Thursday May 24, 2012 Journey through Mani. After a hearty breakfast (See photos), Peggy,
Brenda, Rose Mary and I went for a road trip through the Taeygetos Mountains –
and I mean MOUNTAINS. There were moments
went we truly were eye level with the clouds.
Guy and Glenn stayed behind for some rest, relaxation, and visits in
town. So, this blog entry will mainly
describe the women’s day in the mountains of Mani, which is the area in which
Guy and Peggy live. It has a history
dating back thousands of years. It was inhabited during the classical Greek
era. History records Spartans influence
on the area. It’s many ruins and stone
terraces give evidence of a highly populated and agricultural area of
Greece. (See photos) The Maniates were
and continue to be a very independent people, who prize their history and
cultural identity.
There was a dual purpose of our lady’s day out. Peggy wanted to show Rose Mary and me some of
the main Mani villages and sites, and Brenda (who had been here before and is
staying on with Glen for another week) wanted to be certain of locations and
driving directions to favorite restaurants and historic sites. Although the day was overcast and rainy, we
were certain the sun would come out – which it eventually did (See photos).
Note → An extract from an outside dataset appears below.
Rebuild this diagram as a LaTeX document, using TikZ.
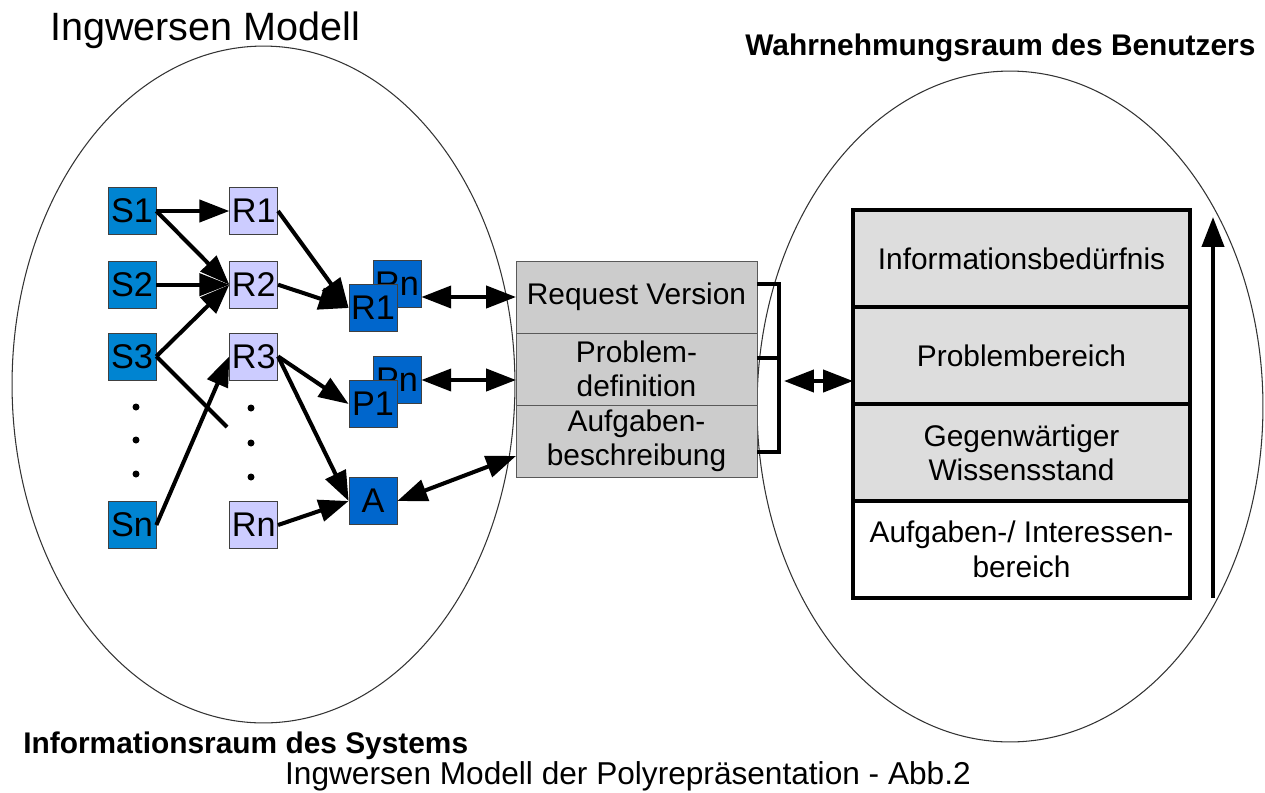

Our first stop was in Neohori to visit 300 plus year old bee
hives (no longer active) and to see the cave home of the ancient bee
keepers. From there we continued to
Nomitasi to visit a 13th century Orthodox chuch. (See photos.)
Our next stop was Lagada to visit another beautiful church. (Photos
again). Then we went to Areapolis to
visit the town for a mid-morning coffee break.
We discovered La Roca (See photos) a most welcoming café, with,
according to Brenda – the best latte EVER!
LaRoca was also a internet hotspot (these have been few and far
between), so we relaxed, uploaded, downloaded, talked and enjoyed a long break.
(See photos)
The next stop was the Diros Caves, which are reputed to be
among the most incredible caves in the world.
This is a well deserved reputation; there are miles and miles of caverns
beneath the earth. We were on a boat for
six people (I was assigned the seat in the front of the boat! Best seat of all – except when it looks like
we are about to hit a stalagmite because the woman behind me couldn’t keep
still – we had been given strict instructions to sit straight and do not move!) The 30 plus minute ride on 1,8000 meters of
underground river is simply indescribable.
(See photos which do not do the experience justice or book a flight to Athens or
Kalamata, take a bus to Stoupa and ask for directions.) The boat ride was followed by about a 15
minute walk through another section of the caves. (Photos again.)
Before leaving the cave area we viewed the statue dedicated
to the Amazon women of the area, who using threshing scythes held off the Turks
in the 18th century and helped Mani maintain its independence. (Still working on how I feel about that
imagery.)
From there we went Vaphia to visit the tower village. The towers were used to defend the area as
well as for families to fight with each other. (The Manis had their Hatfields
and McCoys – who now live peacefully).
From there we travelled to Porto Gaio. This village got its name because quail
migrated through the area and the villagers would put nets hundreds of feet
into the air and capture the quail. They
then preserved them in oil and sold them throughout the area and exported them
to France. Eventually the quail supply
was depleted and today Porto Gaio is a picturesque fishing village – with a
great café. Not surprisingly, the owner
of the café, is a friend of Peggy’s.
Instead of coffee I ordered mountain tea (wild sage – see photos.) The
high point of my day was the owner’s generosity. As we were leaving she presented me with a
bag of wild sage that had been collected from the mountain. (See photos).
We returned to the Fisher’s home for a quick happy hour
before dinner and then went into Stoupa for a bit of shopping and the last
dinner in Greece for the traveling tourists from Delaware and
Pennsylvania. The sun, which has been in
hiding much of the trip, gifted us with a rainbow on the way into town for
dinner and a most memorable sunset. We
ended the evening with (once again) some great Greek food and wine and then
went home for our last night in Neohori.
wow, that boat ride through the caverns looks amazing!